Actually, what’s worse is when you get a car like this that ISN’T actually faster than my car, but overtakes me nonetheless, holds me up, and then when I try to overtake them, they get all offended, like I’m insulting them simply because I’m late for a piano lesson?!

9 comments » | Driving, General, Music, Rants

The problem with selling chocolates and lollies

April 10th, 2008 — 10:19am

To help pay for our hockey tournament trip to Brisbane in July which will cost approx. $2480, we’ve been selling Snickers, Mars bars, and an assortment of lollies such as pineapple lumps and sours; but there’s a really big flaw with this all – for every box of 24 that we sell at $2 each (totalling $48), we only get $16 profit, not to mention the fact that I’m the sort of person who just cannot hold onto loose change without spending it. So 6 boxes of sweets and $288 later, I’m owing $34. To be really picky about it, out after selling 6 boxes (well actually only 5 boxes because Rachel didn’t get picked for the tournament team and donated her box to me) I will have made $96. Take away the money that I’ve spent either on purchasing the lollies myself or used for bus money, it only amounts to $62.

$62/2480 NZD.

On paper that seems like an okay-ishhh amount to have made for not really doing much, but babysitting all these chocolates and lollies have been highly annoying. Firstly, in addition to my school bag, I have to lug a huge and heavy-asss bass case (10kg, I’d say) and an overloaded art folder to school, the last thing I need is a flimsily-designed cardboard box that simply cannot handle the weight of chocolates. I looked like a right idiot upon arrival at school every morning, begging my sister to relieve me of one of my awkwardly-shaped bundles. In other words, I think that 3 months of sweet talking friends into buying chocolates off me at the price of my clumsy behaviour at school with a flailing box that I have to wind in shitloads of tape must surely be worth more than such a tiny fraction of my overall costs.
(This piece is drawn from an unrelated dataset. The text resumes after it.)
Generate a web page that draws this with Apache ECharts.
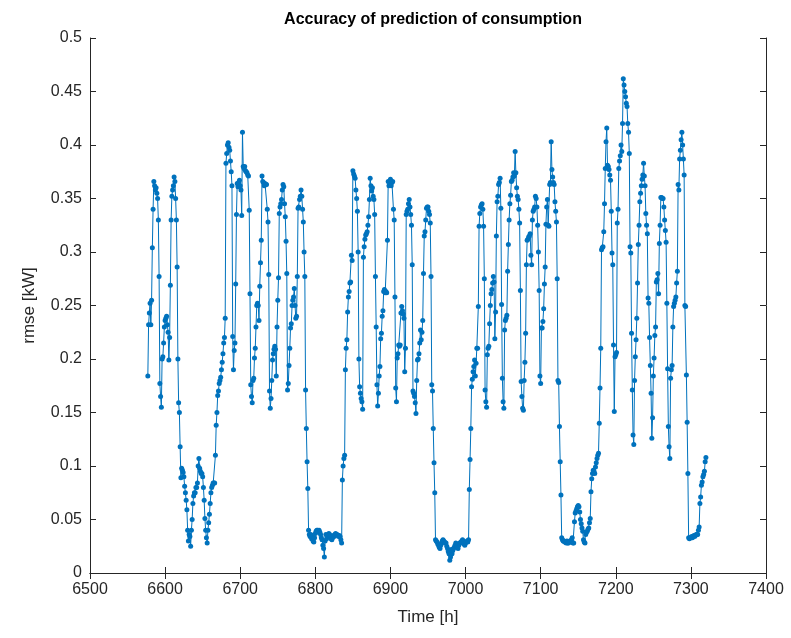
<!DOCTYPE html>
<html><head><meta charset="utf-8">
<script src="https://cdn.jsdelivr.net/npm/echarts@6/dist/echarts.min.js"></script>
<style>html,body{margin:0;padding:0;background:#fff}#c{width:791px;height:638px}</style>
</head><body><div id="c"></div>
<script>
const startHour = 6577;
const rmse = [
0.184,0.232,0.243,0.252,0.232,0.255,0.304,0.340,0.366,0.362,
0.358,0.360,0.355,0.350,0.330,0.277,0.177,0.165,0.155,0.200,
0.202,0.215,0.230,0.236,0.238,0.240,0.232,0.225,0.199,0.220,
0.269,0.330,0.352,0.358,0.362,0.370,0.366,0.350,0.330,0.286,
0.200,0.159,0.150,
0.118,0.089,0.098,0.096,0.094,0.090,0.081,0.075,0.068,0.059,
0.040,0.030,0.036,0.034,0.025,0.040,0.050,0.065,0.072,0.075,
0.075,0.080,0.080,0.084,0.100,0.107,0.098,0.095,0.093,0.093,
0.090,0.080,0.068,0.051,0.040,0.033,0.028,0.040,0.047,0.055,
0.065,0.075,0.080,0.082,0.084,0.084,0.084,0.110,0.138,0.150,
0.166,0.170,0.177,0.180,0.183,0.190,0.197,0.205,0.215,0.220,
0.238,0.383,0.392,0.400,0.402,0.398,0.395,0.385,0.375,0.362,
0.221,0.190,0.208,0.215,0.270,0.335,0.364,0.361,0.365,0.367,
0.362,0.358,0.334,0.412,0.380,0.378,0.380,0.376,0.375,0.374,
0.372,0.371,0.339,0.261,0.176,0.165,0.159,0.180,0.182,0.201,
0.210,0.230,0.250,0.252,0.250,0.236,0.268,0.290,0.311,0.371,
0.366,0.365,0.362,0.364,0.363,0.363,0.340,0.328,0.279,0.170,
0.154,0.163,0.180,0.199,0.205,0.209,0.212,0.209,0.184,0.230,
0.255,0.276,0.336,0.342,0.345,0.349,0.358,0.363,0.361,0.345,
0.333,0.310,0.280,0.171,0.177,0.194,0.210,0.229,0.233,0.250,
0.255,0.258,0.266,0.250,0.238,0.240,0.277,0.341,0.342,0.349,
0.352,0.358,0.352,0.340,0.328,0.300,0.277,0.171,0.135,0.104,
0.079,0.040,0.036,0.034,0.036,0.032,0.034,0.030,0.029,0.033,
0.037,0.039,0.040,0.040,0.038,0.040,0.038,0.036,0.033,0.031,
0.026,0.023,0.015,0.030,0.036,0.032,0.034,0.036,0.037,0.036,
0.034,0.032,0.031,0.033,0.035,0.034,0.036,0.037,0.036,0.036,
0.035,0.034,0.035,0.034,0.031,0.028,0.087,0.100,0.107,0.110,
0.190,0.210,0.218,0.244,0.258,0.263,0.271,0.272,0.297,0.292,
0.376,0.373,0.371,0.369,0.358,0.350,0.338,0.300,0.200,0.174,
0.168,0.163,0.160,0.153,0.295,0.305,0.312,0.316,0.317,0.319,
0.325,0.333,0.349,0.369,0.362,0.357,0.360,0.352,0.349,0.335,
0.277,0.230,0.176,0.156,0.168,0.184,0.193,0.219,0.224,0.240,
0.245,0.263,0.265,0.262,0.263,0.262,0.311,0.366,0.362,0.365,
0.368,0.362,0.365,0.366,0.340,0.330,0.258,0.173,0.160,0.201,
0.205,0.213,0.212,0.213,0.243,0.249,0.245,0.242,0.238,0.188,
0.210,0.335,0.338,0.340,0.345,0.349,0.342,0.335,0.325,0.288,
0.170,0.168,0.165,0.159,0.149,0.180,0.199,0.200,0.205,0.215,
0.227,0.218,0.225,0.236,0.280,0.315,0.319,0.330,0.341,0.342,
0.342,0.338,0.335,0.327,0.277,0.176,0.170,0.135,0.103,0.075,
0.031,0.030,0.029,0.027,0.026,0.024,0.023,0.026,0.028,0.030,
0.031,0.030,0.029,0.028,0.028,0.025,0.023,0.020,0.018,0.012,
0.015,0.022,0.018,0.021,0.023,0.024,0.026,0.028,0.026,0.024,
0.023,0.026,0.028,0.028,0.029,0.030,0.031,0.029,0.027,0.026,
0.028,0.029,0.030,0.029,0.031,0.078,0.106,0.135,0.174,0.181,
0.188,0.193,0.199,0.184,0.196,0.210,0.210,0.249,0.324,0.336,
0.342,0.344,0.345,0.340,0.324,0.275,0.171,0.160,0.155,0.204,
0.210,0.212,0.233,0.250,0.261,0.265,0.271,0.277,0.272,0.219,
0.244,0.315,0.347,0.352,0.363,0.365,0.369,0.341,0.251,0.182,
0.160,0.154,0.227,0.236,0.238,0.241,0.282,0.307,0.330,0.345,
0.353,0.366,0.367,0.370,0.374,0.371,0.394,0.374,0.360,0.352,
0.349,0.340,0.327,0.264,0.179,0.165,0.154,0.152,0.180,0.197,
0.224,0.288,0.311,0.312,0.314,0.315,0.317,0.297,0.288,0.330,
0.338,0.340,0.342,0.352,0.350,0.342,0.325,0.300,0.264,0.184,
0.177,0.229,0.229,0.235,0.247,0.270,0.286,0.326,0.342,0.349,
0.325,0.324,0.363,0.365,0.403,0.377,0.370,0.365,0.363,0.347,
0.338,0.328,0.275,0.180,0.178,0.137,0.104,0.073,0.033,0.031,
0.030,0.030,0.029,0.029,0.028,0.030,0.028,0.028,0.029,0.030,
0.029,0.031,0.033,0.028,0.028,0.048,0.056,0.058,0.060,0.062,
0.063,0.062,0.057,0.050,0.046,0.042,0.039,0.031,0.029,0.028,
0.036,0.038,0.039,0.041,0.042,0.047,0.051,0.076,0.088,0.093,
0.096,0.095,0.093,0.099,0.103,0.107,0.110,0.112,0.140,0.173,
0.210,0.302,0.304,0.305,0.319,0.345,0.378,0.403,0.416,0.381,
0.380,0.377,0.372,0.367,0.338,0.299,0.288,0.213,0.151,0.202,
0.204,0.206,0.327,0.340,0.378,0.385,0.390,0.400,0.394,0.420,
0.462,0.456,0.450,0.445,0.439,0.436,0.420,0.412,0.392,0.305,
0.299,0.224,0.171,0.129,0.120,0.180,0.202,0.218,0.238,0.271,
0.307,0.325,0.347,0.355,0.362,0.368,0.372,0.383,0.371,0.362,
0.336,0.325,0.317,0.257,0.252,0.220,0.194,0.168,0.126,0.145,
0.184,0.201,0.222,0.230,0.272,0.274,0.280,0.261,0.308,0.325,
0.351,0.351,0.350,0.350,0.342,0.330,0.320,0.309,0.252,0.191,
0.137,0.118,0.107,0.182,0.190,0.194,0.230,0.249,0.252,0.255,
0.258,0.271,0.282,0.363,0.358,0.387,0.395,0.405,0.412,0.400,
0.387,0.372,0.250,0.249,0.185,0.141,0.093,0.033,0.032,0.033,
0.033,0.034,0.033,0.034,0.035,0.034,0.035,0.036,0.036,0.036,
0.040,0.043,0.065,0.071,0.082,0.085,0.090,0.092,0.095,0.104,0.108
];
const xTicks = [6500,6600,6700,6800,6900,7000,7100,7200,7300,7400];
const yTicks = [0,0.05,0.1,0.15,0.2,0.25,0.3,0.35,0.4,0.45,0.5];

const pts = rmse.map((v,i)=>[startHour+i, v]);
const axisCol = '#262626';
const font = 'Liberation Sans, Arial, sans-serif';
const chart = echarts.init(document.getElementById('c'), null, {renderer:'canvas'});
const baseX = {type:'value', min:xTicks[0], max:xTicks[xTicks.length-1], interval:100, splitLine:{show:false},
  axisLine:{show:true, lineStyle:{color:axisCol, width:1}},
  axisTick:{show:true, inside:true, length:6, lineStyle:{color:axisCol}}};
const baseY = {type:'value', min:yTicks[0], max:yTicks[yTicks.length-1], interval:0.05, splitLine:{show:false},
  axisLine:{show:true, lineStyle:{color:axisCol, width:1}},
  axisTick:{show:true, inside:true, length:6, lineStyle:{color:axisCol}}};
chart.setOption({
  animation:false,
  backgroundColor:'#fff',
  title:{text:'Accuracy of prediction of consumption', left:428, top:7, textAlign:'center',
    textStyle:{fontFamily:font, fontWeight:'bold', fontSize:16, color:'#000'}},
  grid:{left:90, right:25, top:38, bottom:65},
  xAxis:[
    Object.assign({}, baseX, {position:'bottom', name:'Time [h]', nameLocation:'middle', nameGap:36,
      nameTextStyle:{fontFamily:font, fontSize:17, color:axisCol},
      axisLabel:{fontFamily:font, fontSize:16, color:axisCol, margin:9, formatter:v=>String(v)}}),
    Object.assign({}, baseX, {position:'top', axisLabel:{show:false}})
  ],
  yAxis:[
    Object.assign({}, baseY, {position:'left', name:'rmse [kW]', nameLocation:'middle', nameGap:52,
      nameTextStyle:{fontFamily:font, fontSize:17, color:axisCol},
      axisLabel:{fontFamily:font, fontSize:16, color:axisCol, margin:8,
        formatter:v=>String(Math.round(v*100)/100)}}),
    Object.assign({}, baseY, {position:'right', axisLabel:{show:false}})
  ],
  series:[{type:'line', data:pts, xAxisIndex:0, yAxisIndex:0, symbol:'circle', symbolSize:5,
    showAllSymbol:true, itemStyle:{color:'#0072BD'}, lineStyle:{color:'#0072BD', width:1}}]
});
</script></body></html>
Gah. I sound like a stuck-up, ungrateful snob. I feel like taking back everything I just said. But I’m going to be honest and leave it there. I could go back to working and make thrice that. Actually, I just got a txt to cover someone’s shift on Saturday. Fantastic timing.

Oh, and Microsoft has done it again. Or should I say my school has. Either or – WHY THE HELL DID THEY HAVE TO MAKE IT SO THAT YOU CAN’T OPEN DOCUMENTS CREATED IN A VISTA OFFICE APPLICATION IN AN OLDER VERSION?! Now I have a pile up of English notes that I can’t access because our school decided to upgrade all their computers and software, and simply changing the extension from .docx back to .doc refuses to work. GRRR.